━━━ Available data ━━━

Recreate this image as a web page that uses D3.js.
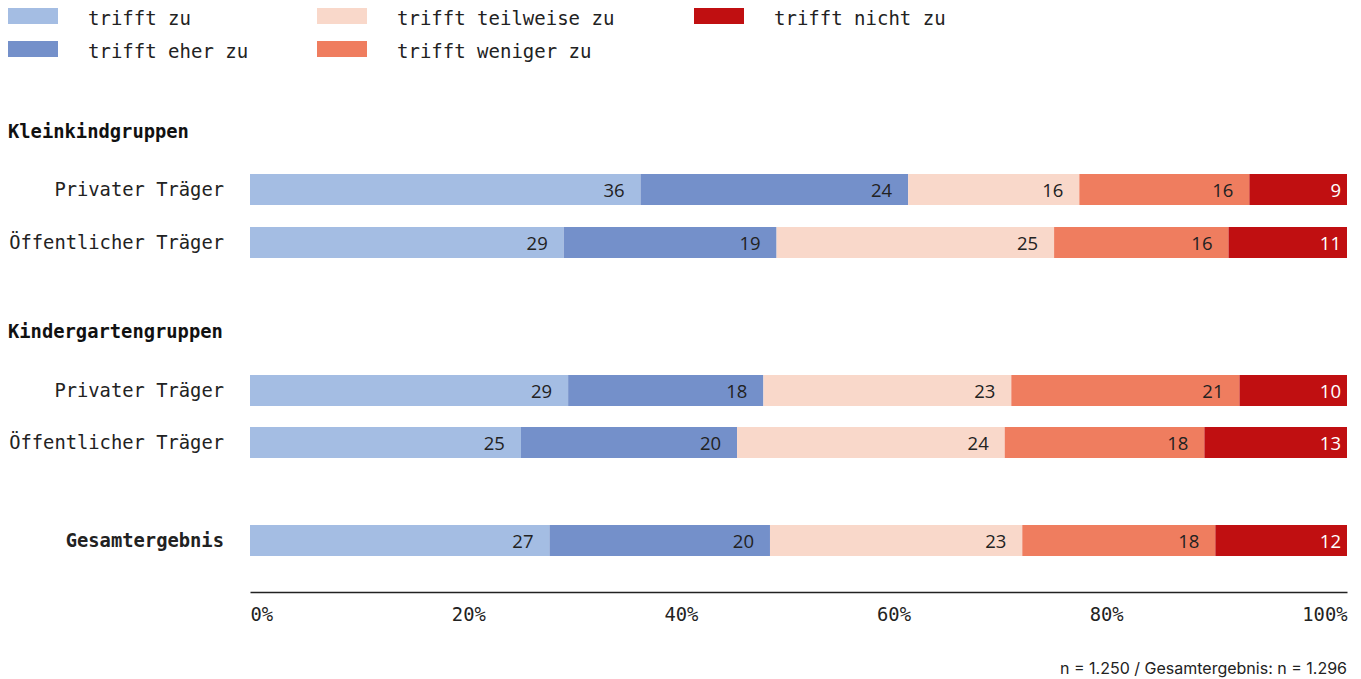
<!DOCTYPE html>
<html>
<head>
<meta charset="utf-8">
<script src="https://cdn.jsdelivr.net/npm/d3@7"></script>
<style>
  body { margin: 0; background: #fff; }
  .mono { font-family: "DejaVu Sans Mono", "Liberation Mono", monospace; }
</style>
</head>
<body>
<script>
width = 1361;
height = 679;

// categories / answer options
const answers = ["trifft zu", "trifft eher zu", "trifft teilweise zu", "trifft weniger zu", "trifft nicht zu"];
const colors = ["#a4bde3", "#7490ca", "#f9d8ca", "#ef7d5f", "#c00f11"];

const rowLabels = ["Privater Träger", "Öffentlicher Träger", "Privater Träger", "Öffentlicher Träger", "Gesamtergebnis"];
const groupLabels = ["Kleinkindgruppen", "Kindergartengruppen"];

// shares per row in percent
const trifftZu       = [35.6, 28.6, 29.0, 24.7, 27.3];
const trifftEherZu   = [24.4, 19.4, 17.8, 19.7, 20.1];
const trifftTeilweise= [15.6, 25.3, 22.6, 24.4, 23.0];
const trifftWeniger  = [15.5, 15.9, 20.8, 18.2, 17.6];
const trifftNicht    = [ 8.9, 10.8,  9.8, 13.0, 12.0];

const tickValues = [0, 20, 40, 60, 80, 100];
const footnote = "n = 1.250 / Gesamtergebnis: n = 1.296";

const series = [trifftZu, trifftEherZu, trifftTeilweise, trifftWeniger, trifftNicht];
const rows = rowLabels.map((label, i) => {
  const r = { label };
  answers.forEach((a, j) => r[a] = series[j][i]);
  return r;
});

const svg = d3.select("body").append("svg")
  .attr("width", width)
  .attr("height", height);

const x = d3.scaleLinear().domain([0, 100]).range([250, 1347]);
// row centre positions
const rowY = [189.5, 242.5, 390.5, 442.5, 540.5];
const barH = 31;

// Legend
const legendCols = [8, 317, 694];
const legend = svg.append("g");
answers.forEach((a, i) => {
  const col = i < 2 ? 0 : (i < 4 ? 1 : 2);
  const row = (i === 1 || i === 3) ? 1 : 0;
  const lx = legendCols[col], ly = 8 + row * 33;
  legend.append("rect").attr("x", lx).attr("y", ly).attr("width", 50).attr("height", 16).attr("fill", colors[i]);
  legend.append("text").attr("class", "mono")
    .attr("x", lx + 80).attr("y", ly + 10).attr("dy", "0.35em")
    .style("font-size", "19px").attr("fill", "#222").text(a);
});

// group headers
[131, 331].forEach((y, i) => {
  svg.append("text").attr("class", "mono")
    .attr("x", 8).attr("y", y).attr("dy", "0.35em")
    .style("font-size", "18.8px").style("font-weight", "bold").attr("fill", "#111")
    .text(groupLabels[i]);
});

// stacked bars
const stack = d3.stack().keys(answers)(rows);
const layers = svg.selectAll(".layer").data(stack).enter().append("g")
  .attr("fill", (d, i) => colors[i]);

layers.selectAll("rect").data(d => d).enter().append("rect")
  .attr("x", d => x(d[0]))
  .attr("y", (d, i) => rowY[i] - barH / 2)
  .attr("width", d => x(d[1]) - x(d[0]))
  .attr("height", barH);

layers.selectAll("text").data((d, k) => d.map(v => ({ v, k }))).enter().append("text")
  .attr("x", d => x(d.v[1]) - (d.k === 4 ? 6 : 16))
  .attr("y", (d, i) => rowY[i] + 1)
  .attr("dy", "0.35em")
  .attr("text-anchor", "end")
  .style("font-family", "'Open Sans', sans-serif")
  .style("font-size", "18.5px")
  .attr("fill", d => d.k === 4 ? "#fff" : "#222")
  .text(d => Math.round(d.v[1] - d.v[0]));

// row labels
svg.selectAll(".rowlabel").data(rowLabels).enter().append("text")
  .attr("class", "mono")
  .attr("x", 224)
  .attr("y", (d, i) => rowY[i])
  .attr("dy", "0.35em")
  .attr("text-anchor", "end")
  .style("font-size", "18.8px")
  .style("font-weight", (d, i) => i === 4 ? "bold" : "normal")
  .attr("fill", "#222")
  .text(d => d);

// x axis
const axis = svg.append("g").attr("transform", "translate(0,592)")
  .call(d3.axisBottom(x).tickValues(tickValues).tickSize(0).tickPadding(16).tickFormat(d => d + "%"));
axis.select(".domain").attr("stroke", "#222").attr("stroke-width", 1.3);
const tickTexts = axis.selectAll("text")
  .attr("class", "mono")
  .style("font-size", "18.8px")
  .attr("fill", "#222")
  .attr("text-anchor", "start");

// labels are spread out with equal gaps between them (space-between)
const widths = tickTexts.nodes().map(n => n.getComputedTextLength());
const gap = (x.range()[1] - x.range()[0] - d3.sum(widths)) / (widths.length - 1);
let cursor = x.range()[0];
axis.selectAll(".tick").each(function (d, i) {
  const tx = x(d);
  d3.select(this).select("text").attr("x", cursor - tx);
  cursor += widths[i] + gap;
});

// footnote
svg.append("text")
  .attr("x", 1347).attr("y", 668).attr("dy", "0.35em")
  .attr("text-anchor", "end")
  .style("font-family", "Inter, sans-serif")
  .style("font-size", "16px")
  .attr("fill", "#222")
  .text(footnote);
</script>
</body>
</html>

━━━

**Exercise objective**
Write out each line of the data exactly; the images should be left out.

**Full answer**
Recreate this image as a web page that uses D3.js.
<!DOCTYPE html>
<html>
<head>
<meta charset="utf-8">
<script src="https://cdn.jsdelivr.net/npm/d3@7"></script>
<style>
  body { margin: 0; background: #fff; }
  .mono { font-family: "DejaVu Sans Mono", "Liberation Mono", monospace; }
</style>
</head>
<body>
<script>
width = 1361;
height = 679;

// categories / answer options
const answers = ["trifft zu", "trifft eher zu", "trifft teilweise zu", "trifft weniger zu", "trifft nicht zu"];
const colors = ["#a4bde3", "#7490ca", "#f9d8ca", "#ef7d5f", "#c00f11"];

const rowLabels = ["Privater Träger", "Öffentlicher Träger", "Privater Träger", "Öffentlicher Träger", "Gesamtergebnis"];
const groupLabels = ["Kleinkindgruppen", "Kindergartengruppen"];

// shares per row in percent
const trifftZu       = [35.6, 28.6, 29.0, 24.7, 27.3];
const trifftEherZu   = [24.4, 19.4, 17.8, 19.7, 20.1];
const trifftTeilweise= [15.6, 25.3, 22.6, 24.4, 23.0];
const trifftWeniger  = [15.5, 15.9, 20.8, 18.2, 17.6];
const trifftNicht    = [ 8.9, 10.8,  9.8, 13.0, 12.0];

const tickValues = [0, 20, 40, 60, 80, 100];
const footnote = "n = 1.250 / Gesamtergebnis: n = 1.296";

const series = [trifftZu, trifftEherZu, trifftTeilweise, trifftWeniger, trifftNicht];
const rows = rowLabels.map((label, i) => {
  const r = { label };
  answers.forEach((a, j) => r[a] = series[j][i]);
  return r;
});

const svg = d3.select("body").append("svg")
  .attr("width", width)
  .attr("height", height);

const x = d3.scaleLinear().domain([0, 100]).range([250, 1347]);
// row centre positions
const rowY = [189.5, 242.5, 390.5, 442.5, 540.5];
const barH = 31;

// Legend
const legendCols = [8, 317, 694];
const legend = svg.append("g");
answers.forEach((a, i) => {
  const col = i < 2 ? 0 : (i < 4 ? 1 : 2);
  const row = (i === 1 || i === 3) ? 1 : 0;
  const lx = legendCols[col], ly = 8 + row * 33;
  legend.append("rect").attr("x", lx).attr("y", ly).attr("width", 50).attr("height", 16).attr("fill", colors[i]);
  legend.append("text").attr("class", "mono")
    .attr("x", lx + 80).attr("y", ly + 10).attr("dy", "0.35em")
    .style("font-size", "19px").attr("fill", "#222").text(a);
});

// group headers
[131, 331].forEach((y, i) => {
  svg.append("text").attr("class", "mono")
    .attr("x", 8).attr("y", y).attr("dy", "0.35em")
    .style("font-size", "18.8px").style("font-weight", "bold").attr("fill", "#111")
    .text(groupLabels[i]);
});

// stacked bars
const stack = d3.stack().keys(answers)(rows);
const layers = svg.selectAll(".layer").data(stack).enter().append("g")
  .attr("fill", (d, i) => colors[i]);

layers.selectAll("rect").data(d => d).enter().append("rect")
  .attr("x", d => x(d[0]))
  .attr("y", (d, i) => rowY[i] - barH / 2)
  .attr("width", d => x(d[1]) - x(d[0]))
  .attr("height", barH);

layers.selectAll("text").data((d, k) => d.map(v => ({ v, k }))).enter().append("text")
  .attr("x", d => x(d.v[1]) - (d.k === 4 ? 6 : 16))
  .attr("y", (d, i) => rowY[i] + 1)
  .attr("dy", "0.35em")
  .attr("text-anchor", "end")
  .style("font-family", "'Open Sans', sans-serif")
  .style("font-size", "18.5px")
  .attr("fill", d => d.k === 4 ? "#fff" : "#222")
  .text(d => Math.round(d.v[1] - d.v[0]));

// row labels
svg.selectAll(".rowlabel").data(rowLabels).enter().append("text")
  .attr("class", "mono")
  .attr("x", 224)
  .attr("y", (d, i) => rowY[i])
  .attr("dy", "0.35em")
  .attr("text-anchor", "end")
  .style("font-size", "18.8px")
  .style("font-weight", (d, i) => i === 4 ? "bold" : "normal")
  .attr("fill", "#222")
  .text(d => d);

// x axis
const axis = svg.append("g").attr("transform", "translate(0,592)")
  .call(d3.axisBottom(x).tickValues(tickValues).tickSize(0).tickPadding(16).tickFormat(d => d + "%"));
axis.select(".domain").attr("stroke", "#222").attr("stroke-width", 1.3);
const tickTexts = axis.selectAll("text")
  .attr("class", "mono")
  .style("font-size", "18.8px")
  .attr("fill", "#222")
  .attr("text-anchor", "start");

// labels are spread out with equal gaps between them (space-between)
const widths = tickTexts.nodes().map(n => n.getComputedTextLength());
const gap = (x.range()[1] - x.range()[0] - d3.sum(widths)) / (widths.length - 1);
let cursor = x.range()[0];
axis.selectAll(".tick").each(function (d, i) {
  const tx = x(d);
  d3.select(this).select("text").attr("x", cursor - tx);
  cursor += widths[i] + gap;
});

// footnote
svg.append("text")
  .attr("x", 1347).attr("y", 668).attr("dy", "0.35em")
  .attr("text-anchor", "end")
  .style("font-family", "Inter, sans-serif")
  .style("font-size", "16px")
  .attr("fill", "#222")
  .text(footnote);
</script>
</body>
</html>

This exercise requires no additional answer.